:: INFORMATION PROVIDED
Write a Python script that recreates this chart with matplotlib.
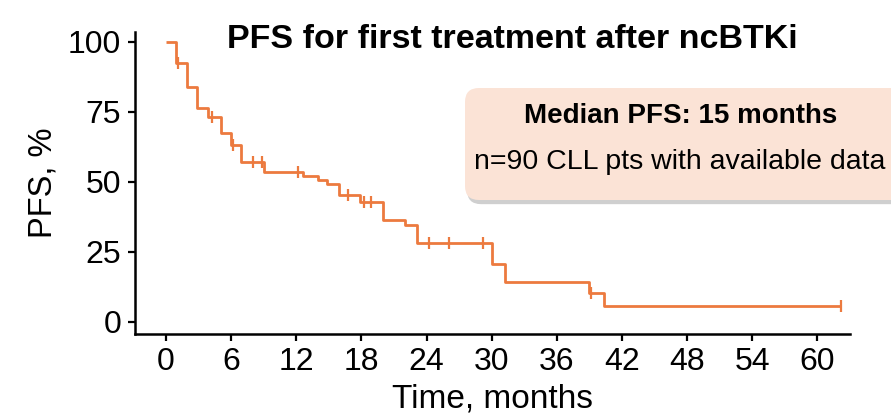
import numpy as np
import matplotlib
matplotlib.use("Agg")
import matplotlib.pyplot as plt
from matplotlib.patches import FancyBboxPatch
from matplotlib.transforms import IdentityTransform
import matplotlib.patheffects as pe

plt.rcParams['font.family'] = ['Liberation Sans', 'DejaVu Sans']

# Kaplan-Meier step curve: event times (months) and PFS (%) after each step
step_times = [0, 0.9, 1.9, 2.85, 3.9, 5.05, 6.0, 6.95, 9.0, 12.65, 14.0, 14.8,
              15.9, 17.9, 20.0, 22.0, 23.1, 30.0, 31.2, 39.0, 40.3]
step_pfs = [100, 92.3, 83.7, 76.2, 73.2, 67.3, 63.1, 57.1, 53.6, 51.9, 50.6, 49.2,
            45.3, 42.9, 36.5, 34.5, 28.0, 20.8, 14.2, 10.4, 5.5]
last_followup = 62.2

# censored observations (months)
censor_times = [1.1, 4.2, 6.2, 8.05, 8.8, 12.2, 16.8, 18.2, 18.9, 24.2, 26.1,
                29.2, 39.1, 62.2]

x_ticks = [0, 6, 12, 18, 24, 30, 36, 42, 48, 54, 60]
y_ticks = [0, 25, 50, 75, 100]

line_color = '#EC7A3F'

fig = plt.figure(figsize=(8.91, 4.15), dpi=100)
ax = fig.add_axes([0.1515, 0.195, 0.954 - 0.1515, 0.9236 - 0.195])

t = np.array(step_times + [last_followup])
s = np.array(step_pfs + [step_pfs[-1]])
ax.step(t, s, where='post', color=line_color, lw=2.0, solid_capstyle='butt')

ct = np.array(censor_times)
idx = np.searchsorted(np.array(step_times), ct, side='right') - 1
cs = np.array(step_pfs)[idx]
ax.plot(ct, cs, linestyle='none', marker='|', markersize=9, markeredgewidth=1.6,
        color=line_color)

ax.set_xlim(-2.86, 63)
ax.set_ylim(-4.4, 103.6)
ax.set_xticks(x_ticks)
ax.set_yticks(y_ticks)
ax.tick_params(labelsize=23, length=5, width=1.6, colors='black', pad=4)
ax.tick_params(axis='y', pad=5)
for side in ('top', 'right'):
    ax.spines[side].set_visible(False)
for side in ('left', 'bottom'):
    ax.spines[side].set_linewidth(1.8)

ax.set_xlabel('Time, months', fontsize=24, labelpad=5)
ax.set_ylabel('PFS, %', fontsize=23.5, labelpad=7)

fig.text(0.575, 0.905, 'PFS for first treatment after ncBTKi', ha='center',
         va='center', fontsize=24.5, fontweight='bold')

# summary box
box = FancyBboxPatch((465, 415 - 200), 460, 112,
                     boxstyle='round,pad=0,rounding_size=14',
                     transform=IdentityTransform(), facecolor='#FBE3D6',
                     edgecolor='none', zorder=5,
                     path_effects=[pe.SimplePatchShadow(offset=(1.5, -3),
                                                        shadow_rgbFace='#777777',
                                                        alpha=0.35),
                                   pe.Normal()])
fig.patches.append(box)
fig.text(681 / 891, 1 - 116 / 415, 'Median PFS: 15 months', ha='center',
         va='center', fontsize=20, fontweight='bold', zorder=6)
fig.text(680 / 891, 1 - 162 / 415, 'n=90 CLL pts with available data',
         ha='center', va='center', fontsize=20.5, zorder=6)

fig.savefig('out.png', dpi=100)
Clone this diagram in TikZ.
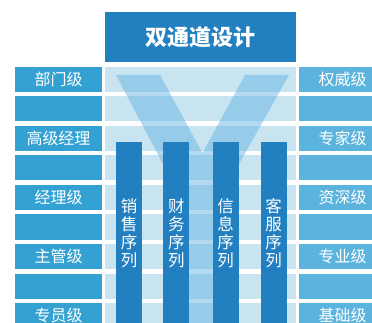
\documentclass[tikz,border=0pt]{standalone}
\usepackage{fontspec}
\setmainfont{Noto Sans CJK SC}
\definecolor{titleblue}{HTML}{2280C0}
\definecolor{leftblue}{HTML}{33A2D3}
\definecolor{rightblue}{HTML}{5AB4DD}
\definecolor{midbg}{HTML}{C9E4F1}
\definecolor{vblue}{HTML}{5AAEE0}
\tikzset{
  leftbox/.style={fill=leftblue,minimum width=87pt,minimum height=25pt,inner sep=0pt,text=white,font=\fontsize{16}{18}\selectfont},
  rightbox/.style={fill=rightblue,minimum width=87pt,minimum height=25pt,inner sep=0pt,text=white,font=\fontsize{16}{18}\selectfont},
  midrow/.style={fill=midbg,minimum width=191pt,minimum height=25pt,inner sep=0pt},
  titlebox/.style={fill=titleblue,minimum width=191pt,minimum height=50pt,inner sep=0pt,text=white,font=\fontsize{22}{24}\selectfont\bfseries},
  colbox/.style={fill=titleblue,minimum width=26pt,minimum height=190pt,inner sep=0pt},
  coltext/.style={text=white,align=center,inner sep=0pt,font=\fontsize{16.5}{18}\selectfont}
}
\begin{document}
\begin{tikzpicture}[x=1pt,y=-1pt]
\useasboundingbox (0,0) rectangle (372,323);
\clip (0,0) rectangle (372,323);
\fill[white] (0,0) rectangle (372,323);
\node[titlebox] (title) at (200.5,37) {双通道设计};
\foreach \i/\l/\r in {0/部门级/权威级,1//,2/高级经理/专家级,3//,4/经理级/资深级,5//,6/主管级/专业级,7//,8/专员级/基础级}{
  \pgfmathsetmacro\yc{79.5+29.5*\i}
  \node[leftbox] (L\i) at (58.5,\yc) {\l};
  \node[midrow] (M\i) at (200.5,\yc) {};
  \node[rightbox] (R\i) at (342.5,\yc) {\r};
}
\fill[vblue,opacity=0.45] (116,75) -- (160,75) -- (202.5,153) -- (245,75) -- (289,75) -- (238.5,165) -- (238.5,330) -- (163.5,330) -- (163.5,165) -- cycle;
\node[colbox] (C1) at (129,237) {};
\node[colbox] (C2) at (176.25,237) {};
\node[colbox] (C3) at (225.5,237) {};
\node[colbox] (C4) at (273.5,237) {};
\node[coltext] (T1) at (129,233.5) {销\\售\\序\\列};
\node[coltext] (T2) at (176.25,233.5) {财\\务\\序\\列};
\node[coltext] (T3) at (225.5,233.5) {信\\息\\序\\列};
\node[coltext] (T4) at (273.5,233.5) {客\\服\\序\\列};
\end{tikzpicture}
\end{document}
::::
Without the pictures, write out all of the material exactly.

TASK ANSWER:
Write a Python script that recreates this chart with matplotlib.
import numpy as np
import matplotlib
matplotlib.use("Agg")
import matplotlib.pyplot as plt
from matplotlib.patches import FancyBboxPatch
from matplotlib.transforms import IdentityTransform
import matplotlib.patheffects as pe

plt.rcParams['font.family'] = ['Liberation Sans', 'DejaVu Sans']

# Kaplan-Meier step curve: event times (months) and PFS (%) after each step
step_times = [0, 0.9, 1.9, 2.85, 3.9, 5.05, 6.0, 6.95, 9.0, 12.65, 14.0, 14.8,
              15.9, 17.9, 20.0, 22.0, 23.1, 30.0, 31.2, 39.0, 40.3]
step_pfs = [100, 92.3, 83.7, 76.2, 73.2, 67.3, 63.1, 57.1, 53.6, 51.9, 50.6, 49.2,
            45.3, 42.9, 36.5, 34.5, 28.0, 20.8, 14.2, 10.4, 5.5]
last_followup = 62.2

# censored observations (months)
censor_times = [1.1, 4.2, 6.2, 8.05, 8.8, 12.2, 16.8, 18.2, 18.9, 24.2, 26.1,
                29.2, 39.1, 62.2]

x_ticks = [0, 6, 12, 18, 24, 30, 36, 42, 48, 54, 60]
y_ticks = [0, 25, 50, 75, 100]

line_color = '#EC7A3F'

fig = plt.figure(figsize=(8.91, 4.15), dpi=100)
ax = fig.add_axes([0.1515, 0.195, 0.954 - 0.1515, 0.9236 - 0.195])

t = np.array(step_times + [last_followup])
s = np.array(step_pfs + [step_pfs[-1]])
ax.step(t, s, where='post', color=line_color, lw=2.0, solid_capstyle='butt')

ct = np.array(censor_times)
idx = np.searchsorted(np.array(step_times), ct, side='right') - 1
cs = np.array(step_pfs)[idx]
ax.plot(ct, cs, linestyle='none', marker='|', markersize=9, markeredgewidth=1.6,
        color=line_color)

ax.set_xlim(-2.86, 63)
ax.set_ylim(-4.4, 103.6)
ax.set_xticks(x_ticks)
ax.set_yticks(y_ticks)
ax.tick_params(labelsize=23, length=5, width=1.6, colors='black', pad=4)
ax.tick_params(axis='y', pad=5)
for side in ('top', 'right'):
    ax.spines[side].set_visible(False)
for side in ('left', 'bottom'):
    ax.spines[side].set_linewidth(1.8)

ax.set_xlabel('Time, months', fontsize=24, labelpad=5)
ax.set_ylabel('PFS, %', fontsize=23.5, labelpad=7)

fig.text(0.575, 0.905, 'PFS for first treatment after ncBTKi', ha='center',
         va='center', fontsize=24.5, fontweight='bold')

# summary box
box = FancyBboxPatch((465, 415 - 200), 460, 112,
                     boxstyle='round,pad=0,rounding_size=14',
                     transform=IdentityTransform(), facecolor='#FBE3D6',
                     edgecolor='none', zorder=5,
                     path_effects=[pe.SimplePatchShadow(offset=(1.5, -3),
                                                        shadow_rgbFace='#777777',
                                                        alpha=0.35),
                                   pe.Normal()])
fig.patches.append(box)
fig.text(681 / 891, 1 - 116 / 415, 'Median PFS: 15 months', ha='center',
         va='center', fontsize=20, fontweight='bold', zorder=6)
fig.text(680 / 891, 1 - 162 / 415, 'n=90 CLL pts with available data',
         ha='center', va='center', fontsize=20.5, zorder=6)

fig.savefig('out.png', dpi=100)
Clone this diagram in TikZ.
\documentclass[tikz,border=0pt]{standalone}
\usepackage{fontspec}
\setmainfont{Noto Sans CJK SC}
\definecolor{titleblue}{HTML}{2280C0}
\definecolor{leftblue}{HTML}{33A2D3}
\definecolor{rightblue}{HTML}{5AB4DD}
\definecolor{midbg}{HTML}{C9E4F1}
\definecolor{vblue}{HTML}{5AAEE0}
\tikzset{
  leftbox/.style={fill=leftblue,minimum width=87pt,minimum height=25pt,inner sep=0pt,text=white,font=\fontsize{16}{18}\selectfont},
  rightbox/.style={fill=rightblue,minimum width=87pt,minimum height=25pt,inner sep=0pt,text=white,font=\fontsize{16}{18}\selectfont},
  midrow/.style={fill=midbg,minimum width=191pt,minimum height=25pt,inner sep=0pt},
  titlebox/.style={fill=titleblue,minimum width=191pt,minimum height=50pt,inner sep=0pt,text=white,font=\fontsize{22}{24}\selectfont\bfseries},
  colbox/.style={fill=titleblue,minimum width=26pt,minimum height=190pt,inner sep=0pt},
  coltext/.style={text=white,align=center,inner sep=0pt,font=\fontsize{16.5}{18}\selectfont}
}
\begin{document}
\begin{tikzpicture}[x=1pt,y=-1pt]
\useasboundingbox (0,0) rectangle (372,323);
\clip (0,0) rectangle (372,323);
\fill[white] (0,0) rectangle (372,323);
\node[titlebox] (title) at (200.5,37) {双通道设计};
\foreach \i/\l/\r in {0/部门级/权威级,1//,2/高级经理/专家级,3//,4/经理级/资深级,5//,6/主管级/专业级,7//,8/专员级/基础级}{
  \pgfmathsetmacro\yc{79.5+29.5*\i}
  \node[leftbox] (L\i) at (58.5,\yc) {\l};
  \node[midrow] (M\i) at (200.5,\yc) {};
  \node[rightbox] (R\i) at (342.5,\yc) {\r};
}
\fill[vblue,opacity=0.45] (116,75) -- (160,75) -- (202.5,153) -- (245,75) -- (289,75) -- (238.5,165) -- (238.5,330) -- (163.5,330) -- (163.5,165) -- cycle;
\node[colbox] (C1) at (129,237) {};
\node[colbox] (C2) at (176.25,237) {};
\node[colbox] (C3) at (225.5,237) {};
\node[colbox] (C4) at (273.5,237) {};
\node[coltext] (T1) at (129,233.5) {销\\售\\序\\列};
\node[coltext] (T2) at (176.25,233.5) {财\\务\\序\\列};
\node[coltext] (T3) at (225.5,233.5) {信\\息\\序\\列};
\node[coltext] (T4) at (273.5,233.5) {客\\服\\序\\列};
\end{tikzpicture}
\end{document}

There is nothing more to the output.